Emergence of inverted head and shoulder pattern
NYMEX-traded May natural gas futures show a potential inverted head and shoulder pattern within the downward channel. Cold weather estimates have been driving natural gas prices for the last two days. Cold weather and the EIA’s (U.S. Energy Information Administration) inventory data, due today, will be the key catalysts for natural gas prices.
The estimates of rising inventory and long-term, sluggish demand from industrials will put pressure on natural gas prices. The nearest support at $2.50 per MMBtu (British thermal units in millions) could be tested. Prices hit this mark multiple times in April 2015. In contrast, demand from electric power plants and cold weather would push natural gas prices higher. Prices could hit the resistance at 2.75 per MMBtu. The resistance is formed from the highs of March 26, 2015.
Gas prices settled below their 20-day moving average of $2.61 per MMBtu yesterday. The inverted head and shoulder pattern, downward channel, and cold weather could spike natural gas prices higher. In contrast, record inventory levels could fuel the sentiments of the oversupply market and drag gas prices lower. The markets will determine whether the bulls or bears win in today’s trade. However, the long-term trend for natural gas is bearish.

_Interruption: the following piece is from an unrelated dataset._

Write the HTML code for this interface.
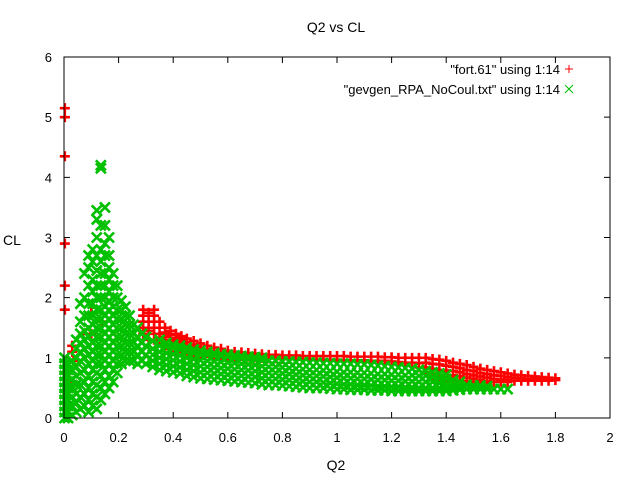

Gas price fluctuations impact the performance of gas ETFs like the VelocityShares 3X Long Natural Gas ETN (UGAZ) and the United States Natural Gas Fund LP (UNG). Energy producers like Sand Bridge Energy (SD), Noble Energy (NBL), and Stone Energy (SGY) have a natural gas production mix that’s greater than 50% of their total production. They will gain due to rising natural gas prices. These stocks account for 3.49% of the Spider Oil and Gas ETF (XOP).